**** ENTRIES SUPPLIED ****

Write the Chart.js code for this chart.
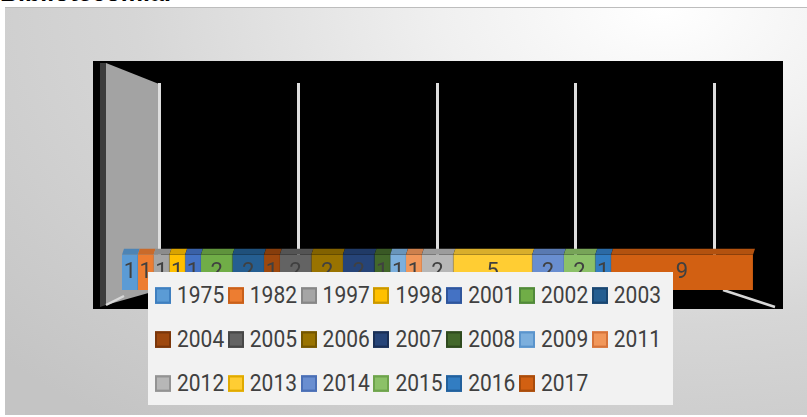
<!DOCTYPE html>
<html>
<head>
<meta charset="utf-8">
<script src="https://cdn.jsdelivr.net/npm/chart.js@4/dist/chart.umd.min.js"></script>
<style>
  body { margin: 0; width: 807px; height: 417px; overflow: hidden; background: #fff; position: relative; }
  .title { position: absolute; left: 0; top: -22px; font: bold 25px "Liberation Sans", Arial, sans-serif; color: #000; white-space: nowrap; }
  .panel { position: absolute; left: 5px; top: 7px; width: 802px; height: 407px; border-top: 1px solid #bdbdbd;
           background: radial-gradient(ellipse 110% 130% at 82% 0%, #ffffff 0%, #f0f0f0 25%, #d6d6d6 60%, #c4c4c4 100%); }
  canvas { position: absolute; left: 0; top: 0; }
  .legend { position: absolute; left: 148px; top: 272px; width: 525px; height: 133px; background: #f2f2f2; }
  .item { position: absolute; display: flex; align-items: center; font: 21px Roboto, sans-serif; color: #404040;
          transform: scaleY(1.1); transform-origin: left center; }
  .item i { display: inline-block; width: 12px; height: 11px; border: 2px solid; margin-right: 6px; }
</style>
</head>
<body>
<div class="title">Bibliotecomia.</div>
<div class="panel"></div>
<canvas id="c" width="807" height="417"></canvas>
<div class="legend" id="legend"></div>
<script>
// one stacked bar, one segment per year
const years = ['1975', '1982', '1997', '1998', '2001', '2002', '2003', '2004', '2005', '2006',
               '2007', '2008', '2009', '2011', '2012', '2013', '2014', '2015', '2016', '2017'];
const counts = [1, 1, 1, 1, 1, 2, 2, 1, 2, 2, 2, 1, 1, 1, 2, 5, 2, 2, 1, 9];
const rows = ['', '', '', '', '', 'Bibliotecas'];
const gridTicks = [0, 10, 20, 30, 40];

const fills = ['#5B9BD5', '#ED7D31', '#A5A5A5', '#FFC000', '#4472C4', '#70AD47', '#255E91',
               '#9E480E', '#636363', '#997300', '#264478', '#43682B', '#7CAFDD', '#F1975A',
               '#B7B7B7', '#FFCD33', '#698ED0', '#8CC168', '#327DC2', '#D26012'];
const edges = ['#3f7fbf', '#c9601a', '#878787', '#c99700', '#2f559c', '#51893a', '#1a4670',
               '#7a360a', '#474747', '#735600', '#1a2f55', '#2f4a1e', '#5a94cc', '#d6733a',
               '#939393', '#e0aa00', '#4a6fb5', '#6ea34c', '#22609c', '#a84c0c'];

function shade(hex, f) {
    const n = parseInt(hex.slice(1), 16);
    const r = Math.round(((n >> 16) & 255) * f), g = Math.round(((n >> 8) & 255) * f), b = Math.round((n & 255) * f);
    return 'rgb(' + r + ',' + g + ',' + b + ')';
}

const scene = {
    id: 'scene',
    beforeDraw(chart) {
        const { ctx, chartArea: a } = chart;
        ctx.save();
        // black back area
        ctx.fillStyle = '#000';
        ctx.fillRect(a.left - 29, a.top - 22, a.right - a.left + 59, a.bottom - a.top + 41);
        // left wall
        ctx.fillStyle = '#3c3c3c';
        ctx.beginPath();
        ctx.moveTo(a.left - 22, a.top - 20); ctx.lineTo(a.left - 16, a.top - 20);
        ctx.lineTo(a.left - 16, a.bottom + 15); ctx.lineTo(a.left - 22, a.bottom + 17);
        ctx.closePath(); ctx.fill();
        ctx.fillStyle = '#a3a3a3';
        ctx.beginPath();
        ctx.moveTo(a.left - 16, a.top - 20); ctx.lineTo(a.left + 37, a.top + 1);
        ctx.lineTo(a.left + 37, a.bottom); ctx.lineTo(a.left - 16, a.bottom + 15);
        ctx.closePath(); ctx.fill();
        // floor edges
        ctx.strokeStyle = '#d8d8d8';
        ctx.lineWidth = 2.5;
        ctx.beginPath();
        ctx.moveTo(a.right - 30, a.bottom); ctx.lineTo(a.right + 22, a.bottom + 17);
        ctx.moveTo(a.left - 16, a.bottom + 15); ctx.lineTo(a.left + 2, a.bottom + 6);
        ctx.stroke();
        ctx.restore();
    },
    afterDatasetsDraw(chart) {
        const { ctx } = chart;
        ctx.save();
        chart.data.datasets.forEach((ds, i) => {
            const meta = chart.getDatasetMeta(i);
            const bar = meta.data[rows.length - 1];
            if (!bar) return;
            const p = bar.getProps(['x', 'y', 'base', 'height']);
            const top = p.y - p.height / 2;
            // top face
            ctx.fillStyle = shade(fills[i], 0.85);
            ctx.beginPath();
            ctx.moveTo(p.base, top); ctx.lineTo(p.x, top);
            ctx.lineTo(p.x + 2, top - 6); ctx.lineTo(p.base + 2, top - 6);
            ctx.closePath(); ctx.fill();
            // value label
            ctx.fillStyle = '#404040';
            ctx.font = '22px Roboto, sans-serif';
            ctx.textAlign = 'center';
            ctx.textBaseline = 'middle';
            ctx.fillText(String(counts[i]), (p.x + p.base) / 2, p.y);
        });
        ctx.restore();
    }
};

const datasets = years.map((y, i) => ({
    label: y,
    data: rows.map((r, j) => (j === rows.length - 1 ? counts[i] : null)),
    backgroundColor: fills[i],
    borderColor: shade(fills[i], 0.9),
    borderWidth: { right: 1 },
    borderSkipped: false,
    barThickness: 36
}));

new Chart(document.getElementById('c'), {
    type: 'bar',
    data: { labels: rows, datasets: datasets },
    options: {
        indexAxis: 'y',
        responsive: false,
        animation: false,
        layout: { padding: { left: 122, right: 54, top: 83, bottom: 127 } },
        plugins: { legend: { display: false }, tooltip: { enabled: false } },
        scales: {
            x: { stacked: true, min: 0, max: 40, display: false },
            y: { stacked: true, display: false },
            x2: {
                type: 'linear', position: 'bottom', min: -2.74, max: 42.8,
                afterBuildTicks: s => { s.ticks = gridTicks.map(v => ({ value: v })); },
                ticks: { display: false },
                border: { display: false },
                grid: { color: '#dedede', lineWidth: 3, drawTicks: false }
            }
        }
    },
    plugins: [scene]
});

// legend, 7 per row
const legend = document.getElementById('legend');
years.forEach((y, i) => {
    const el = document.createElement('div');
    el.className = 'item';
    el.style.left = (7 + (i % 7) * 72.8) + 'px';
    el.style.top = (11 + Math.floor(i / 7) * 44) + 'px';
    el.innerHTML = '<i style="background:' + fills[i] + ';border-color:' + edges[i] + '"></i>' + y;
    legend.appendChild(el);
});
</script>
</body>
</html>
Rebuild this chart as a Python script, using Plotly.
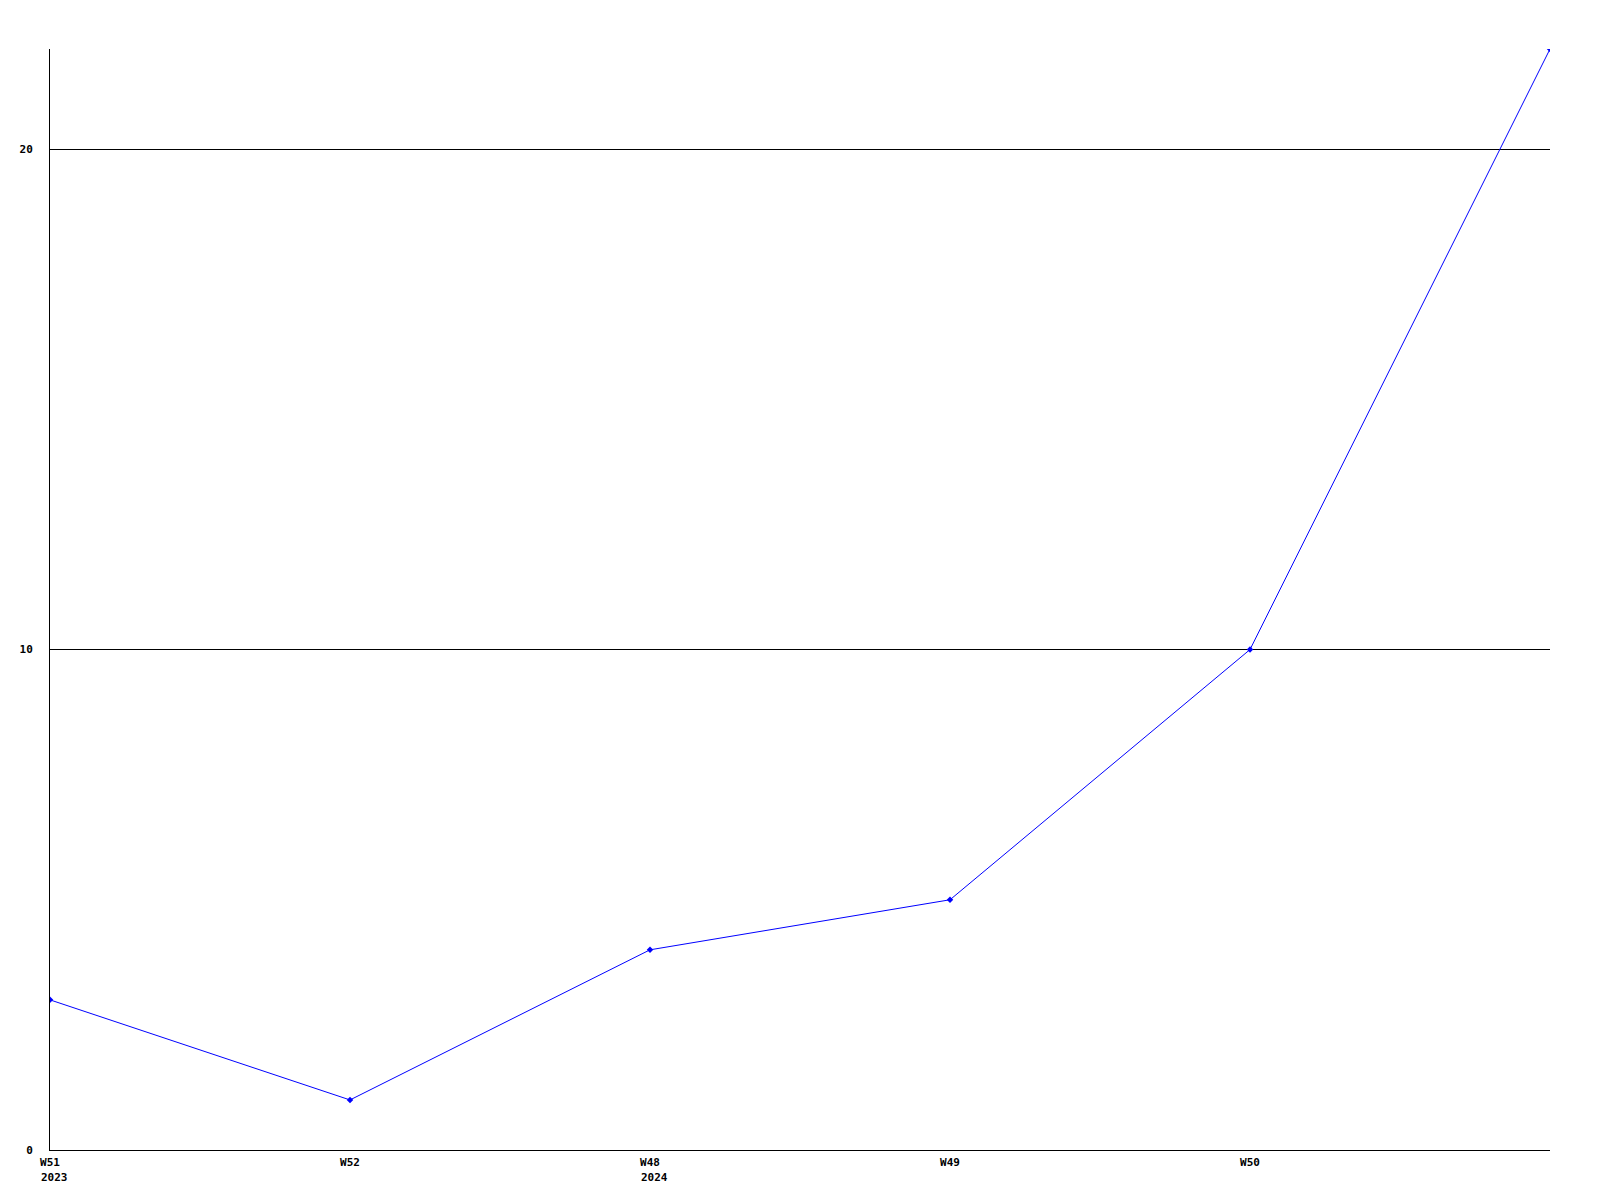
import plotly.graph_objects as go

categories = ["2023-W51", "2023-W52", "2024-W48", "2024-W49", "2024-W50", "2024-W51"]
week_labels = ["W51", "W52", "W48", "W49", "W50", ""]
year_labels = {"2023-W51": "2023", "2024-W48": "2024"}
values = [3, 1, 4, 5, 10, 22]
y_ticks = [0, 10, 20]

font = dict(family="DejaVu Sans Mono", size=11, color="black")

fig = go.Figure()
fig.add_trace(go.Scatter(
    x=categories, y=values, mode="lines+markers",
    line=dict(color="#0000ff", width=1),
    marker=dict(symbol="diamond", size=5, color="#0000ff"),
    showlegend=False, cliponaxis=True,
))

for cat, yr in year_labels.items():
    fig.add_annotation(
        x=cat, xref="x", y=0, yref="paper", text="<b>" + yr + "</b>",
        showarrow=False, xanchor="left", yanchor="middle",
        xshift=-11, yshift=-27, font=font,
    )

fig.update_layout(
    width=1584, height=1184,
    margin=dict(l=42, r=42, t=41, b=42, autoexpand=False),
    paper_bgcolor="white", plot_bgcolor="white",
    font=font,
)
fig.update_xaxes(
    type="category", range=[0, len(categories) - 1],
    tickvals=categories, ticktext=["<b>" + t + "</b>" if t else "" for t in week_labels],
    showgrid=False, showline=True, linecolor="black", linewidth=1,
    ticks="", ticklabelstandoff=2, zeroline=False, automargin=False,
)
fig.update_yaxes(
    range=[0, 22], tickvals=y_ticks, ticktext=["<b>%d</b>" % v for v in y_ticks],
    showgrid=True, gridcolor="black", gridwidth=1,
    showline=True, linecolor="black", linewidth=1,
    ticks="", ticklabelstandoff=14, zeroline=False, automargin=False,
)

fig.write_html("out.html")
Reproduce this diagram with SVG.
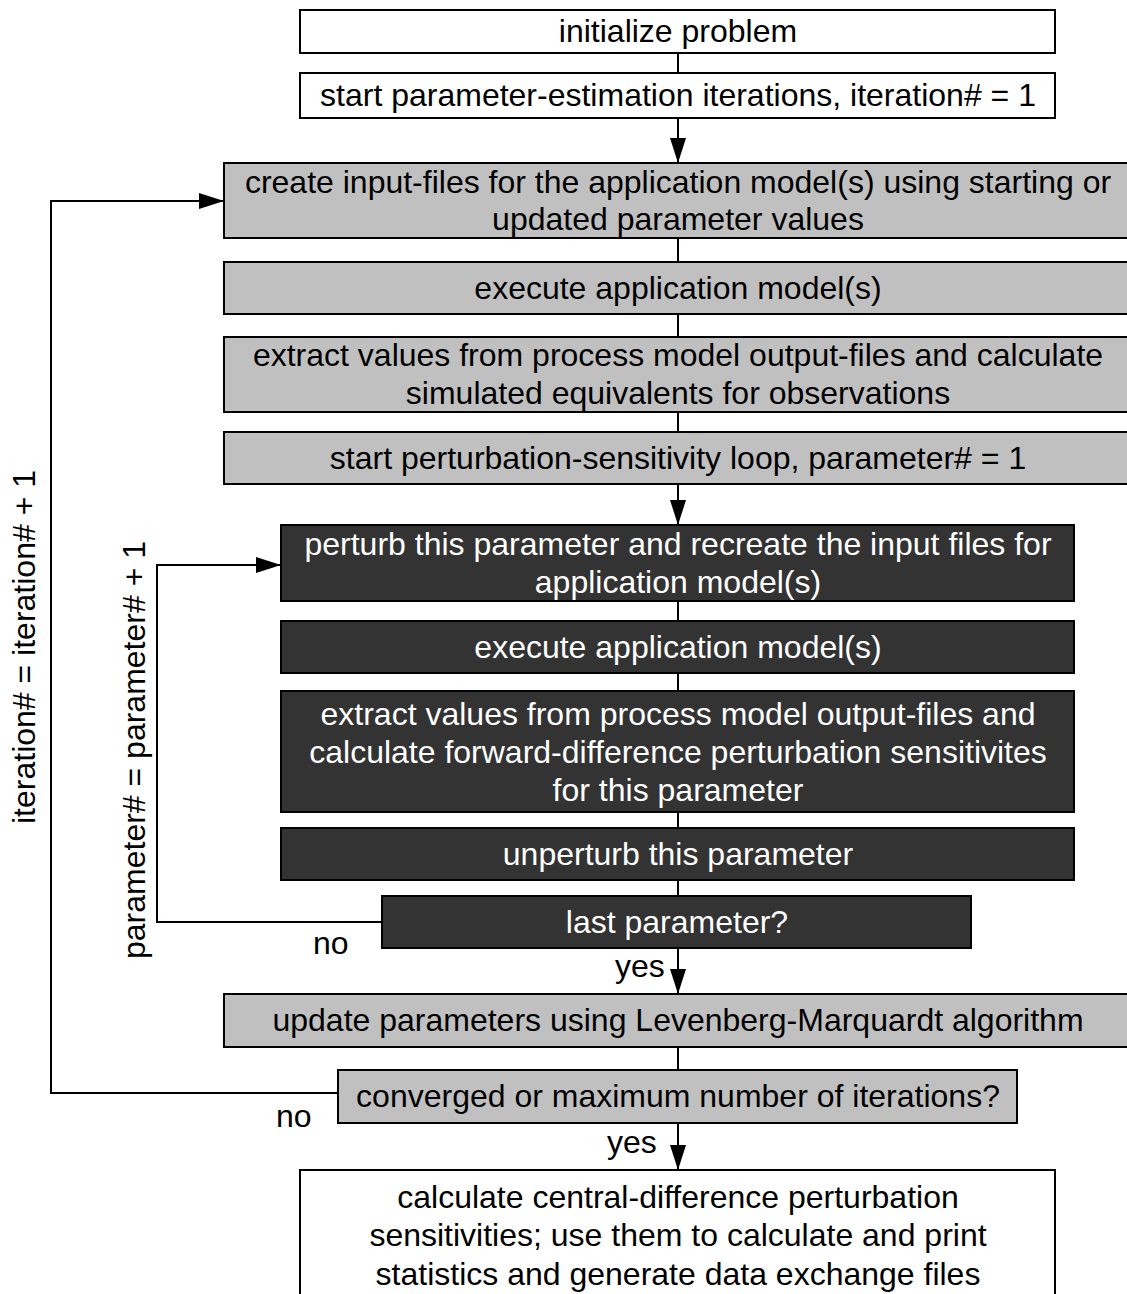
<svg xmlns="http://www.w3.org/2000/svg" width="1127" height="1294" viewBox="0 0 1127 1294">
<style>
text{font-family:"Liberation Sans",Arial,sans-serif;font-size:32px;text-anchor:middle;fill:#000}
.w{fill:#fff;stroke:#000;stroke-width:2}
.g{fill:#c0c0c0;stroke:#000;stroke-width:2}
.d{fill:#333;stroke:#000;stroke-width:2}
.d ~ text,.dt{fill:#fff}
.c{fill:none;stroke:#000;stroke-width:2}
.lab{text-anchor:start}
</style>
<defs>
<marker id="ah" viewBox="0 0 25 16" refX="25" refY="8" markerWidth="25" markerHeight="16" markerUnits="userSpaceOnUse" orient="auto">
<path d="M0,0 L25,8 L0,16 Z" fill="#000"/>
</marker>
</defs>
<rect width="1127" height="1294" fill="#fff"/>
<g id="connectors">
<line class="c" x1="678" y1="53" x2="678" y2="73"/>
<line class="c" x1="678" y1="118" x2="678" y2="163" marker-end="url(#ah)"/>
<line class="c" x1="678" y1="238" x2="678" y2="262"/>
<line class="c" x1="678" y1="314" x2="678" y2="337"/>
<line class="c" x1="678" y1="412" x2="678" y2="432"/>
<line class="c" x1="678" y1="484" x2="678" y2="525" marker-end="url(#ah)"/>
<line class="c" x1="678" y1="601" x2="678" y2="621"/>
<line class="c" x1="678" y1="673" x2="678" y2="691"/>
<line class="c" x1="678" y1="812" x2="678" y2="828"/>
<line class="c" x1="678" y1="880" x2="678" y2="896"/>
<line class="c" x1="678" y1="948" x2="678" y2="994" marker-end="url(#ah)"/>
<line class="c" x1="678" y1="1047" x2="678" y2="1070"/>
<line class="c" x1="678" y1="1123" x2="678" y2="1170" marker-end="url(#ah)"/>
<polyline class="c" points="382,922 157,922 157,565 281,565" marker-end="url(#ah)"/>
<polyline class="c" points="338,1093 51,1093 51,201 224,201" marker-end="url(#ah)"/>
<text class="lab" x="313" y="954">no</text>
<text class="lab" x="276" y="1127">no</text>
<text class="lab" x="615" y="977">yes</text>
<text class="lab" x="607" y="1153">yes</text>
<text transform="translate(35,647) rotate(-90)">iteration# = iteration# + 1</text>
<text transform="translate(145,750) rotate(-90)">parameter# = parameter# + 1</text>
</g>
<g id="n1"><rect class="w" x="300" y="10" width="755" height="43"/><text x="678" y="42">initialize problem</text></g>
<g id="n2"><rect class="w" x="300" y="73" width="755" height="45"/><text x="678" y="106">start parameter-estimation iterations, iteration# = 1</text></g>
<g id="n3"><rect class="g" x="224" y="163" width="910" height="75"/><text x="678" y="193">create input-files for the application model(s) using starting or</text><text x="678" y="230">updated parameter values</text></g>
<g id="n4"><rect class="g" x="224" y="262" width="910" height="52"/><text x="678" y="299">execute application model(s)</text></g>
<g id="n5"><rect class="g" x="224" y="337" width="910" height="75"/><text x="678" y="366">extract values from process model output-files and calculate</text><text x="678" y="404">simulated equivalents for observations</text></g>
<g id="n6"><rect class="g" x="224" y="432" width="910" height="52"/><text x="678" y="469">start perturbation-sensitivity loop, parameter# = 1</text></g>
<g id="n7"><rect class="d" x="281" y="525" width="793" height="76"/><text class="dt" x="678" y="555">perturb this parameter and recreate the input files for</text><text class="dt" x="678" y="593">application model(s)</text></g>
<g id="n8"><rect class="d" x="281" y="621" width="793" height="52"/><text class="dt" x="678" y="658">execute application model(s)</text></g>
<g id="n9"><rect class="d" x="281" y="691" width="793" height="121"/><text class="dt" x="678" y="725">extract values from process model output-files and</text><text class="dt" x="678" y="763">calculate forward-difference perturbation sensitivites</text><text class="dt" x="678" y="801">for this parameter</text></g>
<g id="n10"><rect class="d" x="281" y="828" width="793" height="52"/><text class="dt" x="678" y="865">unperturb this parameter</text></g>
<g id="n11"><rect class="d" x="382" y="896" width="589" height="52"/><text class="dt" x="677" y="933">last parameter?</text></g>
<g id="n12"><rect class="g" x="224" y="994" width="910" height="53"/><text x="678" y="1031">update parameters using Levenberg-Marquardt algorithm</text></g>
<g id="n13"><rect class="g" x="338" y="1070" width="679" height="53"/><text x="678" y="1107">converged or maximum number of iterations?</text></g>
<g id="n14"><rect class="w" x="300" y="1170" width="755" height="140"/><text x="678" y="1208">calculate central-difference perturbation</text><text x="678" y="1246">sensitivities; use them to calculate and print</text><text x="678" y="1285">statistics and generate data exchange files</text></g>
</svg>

****

▸ STATED GOAL
Tally the lines that hold the string "using" and state the total, nothing more.

▸ RIGHT ANSWER
3